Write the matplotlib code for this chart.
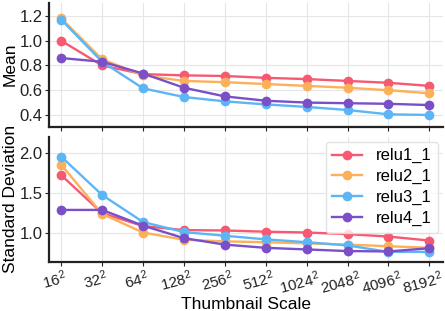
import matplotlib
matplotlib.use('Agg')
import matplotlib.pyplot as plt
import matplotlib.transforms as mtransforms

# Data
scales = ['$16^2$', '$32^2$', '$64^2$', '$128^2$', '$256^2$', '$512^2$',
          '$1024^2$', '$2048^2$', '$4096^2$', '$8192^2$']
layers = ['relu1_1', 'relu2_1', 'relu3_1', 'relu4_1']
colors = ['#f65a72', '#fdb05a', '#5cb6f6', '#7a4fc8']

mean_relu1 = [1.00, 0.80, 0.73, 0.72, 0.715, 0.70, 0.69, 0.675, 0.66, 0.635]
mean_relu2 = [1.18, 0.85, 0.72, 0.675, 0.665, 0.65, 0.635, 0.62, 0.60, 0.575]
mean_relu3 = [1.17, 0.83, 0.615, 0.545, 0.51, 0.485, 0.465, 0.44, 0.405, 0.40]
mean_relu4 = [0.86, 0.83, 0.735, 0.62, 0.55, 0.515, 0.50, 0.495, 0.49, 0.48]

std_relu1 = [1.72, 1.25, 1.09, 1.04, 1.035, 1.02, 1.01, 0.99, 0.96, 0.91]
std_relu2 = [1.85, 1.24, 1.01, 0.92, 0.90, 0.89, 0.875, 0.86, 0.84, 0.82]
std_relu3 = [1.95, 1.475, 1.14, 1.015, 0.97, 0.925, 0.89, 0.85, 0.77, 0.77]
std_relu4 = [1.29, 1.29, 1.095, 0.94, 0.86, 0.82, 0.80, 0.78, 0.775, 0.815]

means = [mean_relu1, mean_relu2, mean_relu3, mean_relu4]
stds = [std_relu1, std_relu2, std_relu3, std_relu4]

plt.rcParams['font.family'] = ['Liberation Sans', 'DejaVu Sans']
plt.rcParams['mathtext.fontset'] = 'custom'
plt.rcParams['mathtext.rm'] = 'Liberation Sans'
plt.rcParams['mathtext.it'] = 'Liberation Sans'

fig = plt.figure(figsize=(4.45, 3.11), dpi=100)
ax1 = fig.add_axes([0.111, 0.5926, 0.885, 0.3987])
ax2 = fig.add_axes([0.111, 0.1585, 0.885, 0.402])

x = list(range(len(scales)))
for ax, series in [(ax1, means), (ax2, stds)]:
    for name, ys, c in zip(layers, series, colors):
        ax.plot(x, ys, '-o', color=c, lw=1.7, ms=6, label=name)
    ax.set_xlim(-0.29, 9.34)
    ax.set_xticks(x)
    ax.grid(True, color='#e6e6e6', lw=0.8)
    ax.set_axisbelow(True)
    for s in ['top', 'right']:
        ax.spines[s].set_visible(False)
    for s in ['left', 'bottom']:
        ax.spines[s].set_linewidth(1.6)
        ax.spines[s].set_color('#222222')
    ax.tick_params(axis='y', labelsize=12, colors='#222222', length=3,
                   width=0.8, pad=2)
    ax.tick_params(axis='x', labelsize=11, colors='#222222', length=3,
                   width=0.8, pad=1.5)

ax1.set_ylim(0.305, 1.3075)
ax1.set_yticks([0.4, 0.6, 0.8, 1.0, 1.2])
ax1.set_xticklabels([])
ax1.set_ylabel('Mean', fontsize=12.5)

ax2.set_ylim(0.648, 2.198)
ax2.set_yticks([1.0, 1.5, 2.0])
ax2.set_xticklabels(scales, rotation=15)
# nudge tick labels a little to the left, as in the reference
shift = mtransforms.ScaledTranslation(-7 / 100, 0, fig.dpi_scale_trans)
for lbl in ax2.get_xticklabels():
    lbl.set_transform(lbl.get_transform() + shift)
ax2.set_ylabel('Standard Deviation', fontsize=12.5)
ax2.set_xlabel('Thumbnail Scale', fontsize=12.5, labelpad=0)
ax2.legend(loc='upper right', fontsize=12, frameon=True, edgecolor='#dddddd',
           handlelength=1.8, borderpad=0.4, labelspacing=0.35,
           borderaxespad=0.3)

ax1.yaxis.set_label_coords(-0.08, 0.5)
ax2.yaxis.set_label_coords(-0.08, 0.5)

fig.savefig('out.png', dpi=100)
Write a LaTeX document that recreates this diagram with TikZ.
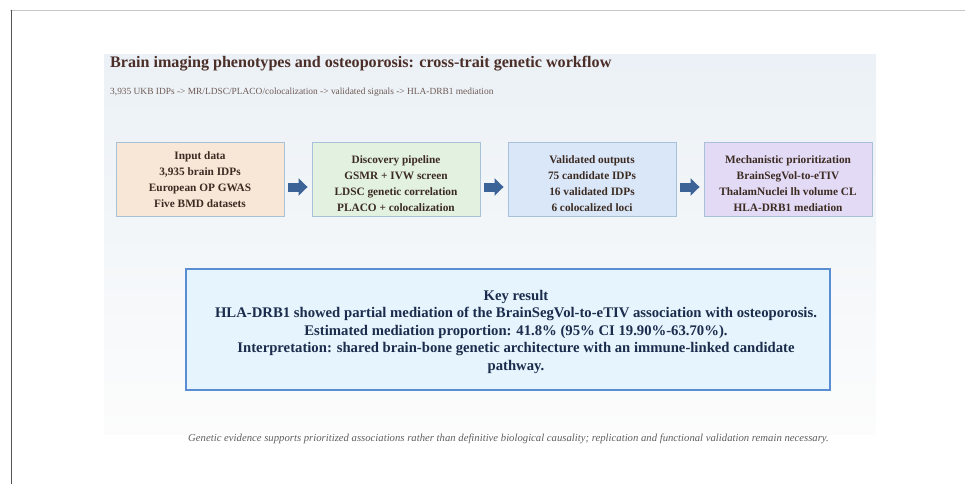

· · · ·

▸ **Your objective**:
How many of the lines above include the string "chart"? Answer with the number only.

▸ **Exercise output**:
1